Quicksort superiority over Heap Sort

Question

Heap Sort has a worst case complexity is O(nlog) n wnile Quicksort is O(n^2). But emperical evidences say quicksort is superior. Why is that??

Answer 1

Here's a couple explanations:

http://www.cs.auckland.ac.nz/software/AlgAnim/qsort3.html

http://users.aims.ac.za/~mackay/sorting/sorting.html

Essentially, even though the worst case for quick sort is O(n^2) it on average will perform better. :-)

Answer 2

Average-case complexity, and the fact that you can take simple steps to minimize the risk of worst-case complexity in Quicksort (e.g. select the pivot as a median of three elements rather than a single selected position).

Answer 3

One of the major factors is that quicksort has better locality of reference -- the next thing to be accessed is usually close in memory to the thing you just looked at. By contrast, heapsort jumps around significantly more. Since things that are close together will likely be cached together, quicksort tends to be faster.
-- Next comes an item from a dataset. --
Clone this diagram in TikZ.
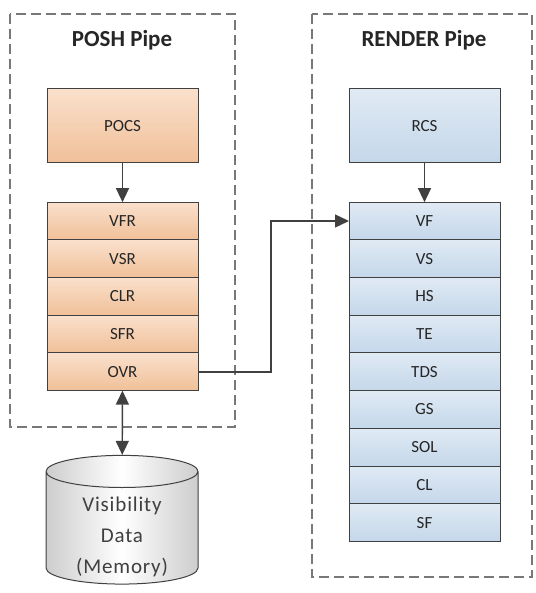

However, quicksort's worst-case performance is significantly worse than heapsort's is. Because some critical applications will require guarantees of speed performance, heapsort is the right way to go for such cases.

Answer 4

Well let's see.. from http://www.sorting-algorithms.com/

Heap Sort (random)

Quick Sort (random)

Answer 5

The big-O notation means that the time required to sort n items is bounded above by the function c*n*log(n), where c is some unspecified constant factor. There is no reason why the constant c should be the same for quicksort and heapsort. So the real question is: why would you expect them to be equally fast?

Quicksort has always been somewhat faster than heapsort in practice, but the difference has become larger recently since, as mentioned before, locality of memory access has become so important to execution speed.